→ Objective:
From the very first line of the data to the line containing "const forceTickLabels = [0, 1, 2, 3, 4];", retype everything exactly, leaving the pictures behind.

→ Stored data:
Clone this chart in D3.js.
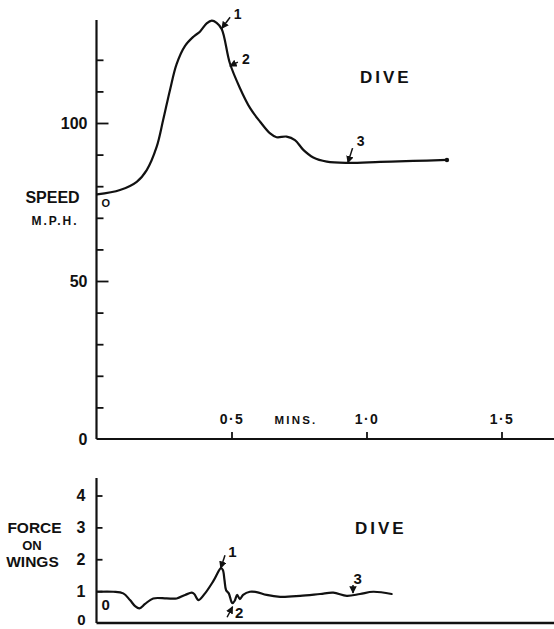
<!DOCTYPE html>
<html>
<head>
<meta charset="utf-8">
<script src="https://cdn.jsdelivr.net/npm/d3@7"></script>
<style>
  html, body { margin: 0; padding: 0; background: #ffffff; }
  svg { display: block; }
  text { font-family: "Liberation Sans", Arial, sans-serif; font-weight: bold; fill: #111; }
</style>
</head>
<body>
<script>
// ---------- DATA ----------
const speedTime   = [0.002, 0.087, 0.149, 0.186, 0.223, 0.247, 0.272, 0.297, 0.328, 0.359, 0.383, 0.408, 0.427, 0.445, 0.464, 0.494, 0.531, 0.569, 0.606, 0.643, 0.667, 0.704, 0.735, 0.766, 0.803, 0.853, 0.927, 1.05, 1.173, 1.298];
const speedValues = [77.4, 78.8, 81.4, 85.1, 92.5, 101, 110.4, 118.7, 124.4, 127.3, 128.9, 131.5, 132.4, 131.7, 129.7, 118.9, 111.1, 104.7, 100.4, 96.7, 95.5, 95.7, 94.6, 91.5, 89.1, 87.8, 87.4, 87.7, 88.0, 88.3];

const forceTime   = [0.004, 0.062, 0.099, 0.124, 0.143, 0.159, 0.18, 0.21, 0.26, 0.297, 0.328, 0.353, 0.362, 0.378, 0.402, 0.433, 0.461, 0.468, 0.474, 0.48, 0.49, 0.5, 0.504, 0.512, 0.521, 0.531, 0.543, 0.568, 0.593, 0.63, 0.68, 0.754, 0.828, 0.877, 0.927, 0.976, 1.025, 1.093];
const forceValues = [0.98, 0.98, 0.93, 0.72, 0.53, 0.46, 0.60, 0.77, 0.77, 0.77, 0.88, 0.95, 0.91, 0.72, 0.93, 1.32, 1.72, 1.66, 1.35, 1.03, 0.93, 0.66, 0.62, 0.70, 0.88, 0.75, 0.88, 0.98, 0.97, 0.88, 0.82, 0.85, 0.91, 0.95, 0.85, 0.91, 0.98, 0.91];

const speedMinorTicks = [10, 20, 30, 40, 60, 70, 80, 90, 110, 120];
const speedMajorTicks = [0, 50, 100];
const timeTicks = [0.5, 1.0, 1.5];
const timeTickLabels = ["0·5", "1·0", "1·5"];
const forceTicks = [1, 2, 3, 4];
const forceTickLabels = [0, 1, 2, 3, 4];

const markerLabels = ["1", "2", "3"];
const speedMarkerTime  = [0.464, 0.494, 0.931];
const speedMarkerValue = [129.9, 118.0, 87.4];
const forceMarkerTime  = [0.46, 0.504, 0.95];
const forceMarkerValue = [1.72, 0.51, 0.94];

// ---------- LAYOUT ----------
const W = 554, H = 629;
const svg = d3.select("body").append("svg").attr("width", W).attr("height", H);

svg.append("defs").append("marker")
  .attr("id", "ah").attr("viewBox", "0 0 10 10").attr("refX", 9).attr("refY", 5)
  .attr("markerWidth", 5).attr("markerHeight", 5).attr("orient", "auto")
  .append("path").attr("d", "M0,0 L10,5 L0,10 Z").attr("fill", "#111");

const x = d3.scaleLinear().domain([0, 1.5]).range([96.5, 501.5]);
const ySpeed = d3.scaleLinear().domain([0, 100]).range([439, 123]);
const yForce = d3.scaleLinear().domain([0, 4]).range([623, 495.5]);

const ink = "#111";
const FONT = "Liberation Sans, Arial, sans-serif";

// ---------- TOP CHART ----------
const gTop = svg.append("g");
gTop.append("line").attr("x1", x(0)).attr("x2", x(0)).attr("y1", ySpeed(132.6)).attr("y2", ySpeed(0))
  .attr("stroke", ink).attr("stroke-width", 2.2);
const gMinor = gTop.append("g").attr("transform", `translate(${x(0)},0)`)
  .call(d3.axisRight(ySpeed).tickValues(speedMinorTicks).tickSize(7).tickFormat(""));
const gMajor = gTop.append("g").attr("transform", `translate(${x(0)},0)`)
  .call(d3.axisRight(ySpeed).tickValues([50, 100]).tickSize(12).tickFormat(""));
[gMinor, gMajor].forEach(g => { g.select(".domain").remove(); g.selectAll("line").attr("stroke", ink).attr("stroke-width", 1.8); });
const gLab = gTop.append("g").attr("transform", `translate(${x(0)},0)`)
  .call(d3.axisLeft(ySpeed).tickValues(speedMajorTicks).tickSize(0).tickPadding(9).tickFormat(d3.format("d")));
gLab.select(".domain").remove();
gLab.selectAll("text").attr("font-size", 16).attr("font-family", FONT).attr("font-weight", "bold").attr("fill", ink);

gTop.append("line").attr("x1", x(0)).attr("x2", W).attr("y1", ySpeed(0)).attr("y2", ySpeed(0))
  .attr("stroke", ink).attr("stroke-width", 2.2);
const gX = gTop.append("g").attr("transform", `translate(0,${ySpeed(0)})`)
  .call(d3.axisTop(x).tickValues(timeTicks).tickSize(7).tickPadding(8).tickFormat((d, i) => timeTickLabels[i]));
gX.select(".domain").remove();
gX.selectAll("line").attr("stroke", ink).attr("stroke-width", 1.8);
gX.selectAll("text").attr("font-size", 14).attr("font-family", FONT).attr("font-weight", "bold").attr("fill", ink).attr("letter-spacing", 1.5);

gTop.append("text").attr("x", 296).attr("y", 424).attr("text-anchor", "middle").attr("font-size", 11.5).attr("letter-spacing", 2.2).text("MINS.");
gTop.append("text").attr("x", 52.5).attr("y", 203).attr("text-anchor", "middle").attr("font-size", 16).text("SPEED");
gTop.append("text").attr("x", 55).attr("y", 225).attr("text-anchor", "middle").attr("font-size", 12).attr("letter-spacing", 2).text("M.P.H.");
gTop.append("text").attr("x", 360).attr("y", 83).attr("font-size", 17).attr("letter-spacing", 3).text("DIVE");
gTop.append("text").attr("x", 101.5).attr("y", 207).attr("font-size", 11).text("O");

const speedPts = speedTime.map((t, i) => [t, speedValues[i]]);
const lineS = d3.line().x(d => x(d[0])).y(d => ySpeed(d[1])).curve(d3.curveCatmullRom.alpha(0.5));
gTop.append("path").attr("d", lineS(speedPts)).attr("fill", "none").attr("stroke", ink).attr("stroke-width", 2.2).attr("stroke-linecap", "round");
const last = speedPts[speedPts.length - 1];
gTop.append("circle").attr("cx", x(last[0])).attr("cy", ySpeed(last[1])).attr("r", 2.2).attr("fill", ink);

const topOff = [[8.3, -11.3, 12, -10], [8, -4, 12, -2], [4.7, -14.7, 9, -17]];
speedMarkerTime.forEach((t, i) => {
  const ax = x(t), ay = ySpeed(speedMarkerValue[i]);
  const o = topOff[i];
  gTop.append("line").attr("x1", ax + o[0]).attr("y1", ay + o[1]).attr("x2", ax).attr("y2", ay)
    .attr("stroke", ink).attr("stroke-width", 1.5).attr("marker-end", "url(#ah)");
  gTop.append("text").attr("x", ax + o[2]).attr("y", ay + o[3]).attr("font-size", 14).text(markerLabels[i]);
});

// ---------- BOTTOM CHART ----------
const gBot = svg.append("g");
gBot.append("line").attr("x1", x(0)).attr("x2", x(0)).attr("y1", yForce(4.55)).attr("y2", yForce(0))
  .attr("stroke", ink).attr("stroke-width", 2.2);
gBot.append("line").attr("x1", x(0)).attr("x2", W).attr("y1", yForce(0)).attr("y2", yForce(0))
  .attr("stroke", ink).attr("stroke-width", 2.4);
const gFT = gBot.append("g").attr("transform", `translate(${x(0)},0)`)
  .call(d3.axisRight(yForce).tickValues(forceTicks).tickSize(6).tickFormat(""));
gFT.select(".domain").remove();
gFT.selectAll("line").attr("stroke", ink).attr("stroke-width", 1.8);
const gFL = gBot.append("g").attr("transform", `translate(${x(0)},0)`)
  .call(d3.axisLeft(yForce).tickValues(forceTickLabels).tickSize(0).tickPadding(11).tickFormat(d3.format("d")));
gFL.select(".domain").remove();
gFL.selectAll("text").attr("font-size", 16).attr("font-family", FONT).attr("font-weight", "bold").attr("fill", ink);
// keep the lowest label fully inside the page
gFL.selectAll("text").filter(d => d === 0).attr("font-size", 15).attr("dy", "0.12em");

gBot.append("text").attr("x", 34.5).attr("y", 533).attr("text-anchor", "middle").attr("font-size", 15.5).text("FORCE");
gBot.append("text").attr("x", 32).attr("y", 550).attr("text-anchor", "middle").attr("font-size", 13).text("ON");
gBot.append("text").attr("x", 32.5).attr("y", 567).attr("text-anchor", "middle").attr("font-size", 15.5).text("WINGS");
gBot.append("text").attr("x", 355).attr("y", 534).attr("font-size", 17).attr("letter-spacing", 3).text("DIVE");
gBot.append("text").attr("x", 101.5).attr("y", 610).attr("font-size", 15).text("0");

const forcePts = forceTime.map((t, i) => [t, forceValues[i]]);
const lineF = d3.line().x(d => x(d[0])).y(d => yForce(d[1])).curve(d3.curveCatmullRom.alpha(0.5));
gBot.append("path").attr("d", lineF(forcePts)).attr("fill", "none").attr("stroke", ink).attr("stroke-width", 2.2).attr("stroke-linecap", "round").attr("stroke-linejoin", "round");

const botOff = [[4.3, -13, 7.5, -11], [-5.5, 10.5, 2.5, 11.5], [0, -8, 0.5, -9]];
forceMarkerTime.forEach((t, i) => {
  const ax = x(t), ay = yForce(forceMarkerValue[i]);
  const o = botOff[i];
  gBot.append("line").attr("x1", ax + o[0]).attr("y1", ay + o[1]).attr("x2", ax).attr("y2", ay)
    .attr("stroke", ink).attr("stroke-width", 1.5).attr("marker-end", "url(#ah)");
  gBot.append("text").attr("x", ax + o[2]).attr("y", ay + o[3]).attr("font-size", 15).text(markerLabels[i]);
});
</script>
</body>
</html>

→ Task response:
Clone this chart in D3.js.
<!DOCTYPE html>
<html>
<head>
<meta charset="utf-8">
<script src="https://cdn.jsdelivr.net/npm/d3@7"></script>
<style>
  html, body { margin: 0; padding: 0; background: #ffffff; }
  svg { display: block; }
  text { font-family: "Liberation Sans", Arial, sans-serif; font-weight: bold; fill: #111; }
</style>
</head>
<body>
<script>
// ---------- DATA ----------
const speedTime   = [0.002, 0.087, 0.149, 0.186, 0.223, 0.247, 0.272, 0.297, 0.328, 0.359, 0.383, 0.408, 0.427, 0.445, 0.464, 0.494, 0.531, 0.569, 0.606, 0.643, 0.667, 0.704, 0.735, 0.766, 0.803, 0.853, 0.927, 1.05, 1.173, 1.298];
const speedValues = [77.4, 78.8, 81.4, 85.1, 92.5, 101, 110.4, 118.7, 124.4, 127.3, 128.9, 131.5, 132.4, 131.7, 129.7, 118.9, 111.1, 104.7, 100.4, 96.7, 95.5, 95.7, 94.6, 91.5, 89.1, 87.8, 87.4, 87.7, 88.0, 88.3];

const forceTime   = [0.004, 0.062, 0.099, 0.124, 0.143, 0.159, 0.18, 0.21, 0.26, 0.297, 0.328, 0.353, 0.362, 0.378, 0.402, 0.433, 0.461, 0.468, 0.474, 0.48, 0.49, 0.5, 0.504, 0.512, 0.521, 0.531, 0.543, 0.568, 0.593, 0.63, 0.68, 0.754, 0.828, 0.877, 0.927, 0.976, 1.025, 1.093];
const forceValues = [0.98, 0.98, 0.93, 0.72, 0.53, 0.46, 0.60, 0.77, 0.77, 0.77, 0.88, 0.95, 0.91, 0.72, 0.93, 1.32, 1.72, 1.66, 1.35, 1.03, 0.93, 0.66, 0.62, 0.70, 0.88, 0.75, 0.88, 0.98, 0.97, 0.88, 0.82, 0.85, 0.91, 0.95, 0.85, 0.91, 0.98, 0.91];

const speedMinorTicks = [10, 20, 30, 40, 60, 70, 80, 90, 110, 120];
const speedMajorTicks = [0, 50, 100];
const timeTicks = [0.5, 1.0, 1.5];
const timeTickLabels = ["0·5", "1·0", "1·5"];
const forceTicks = [1, 2, 3, 4];
const forceTickLabels = [0, 1, 2, 3, 4];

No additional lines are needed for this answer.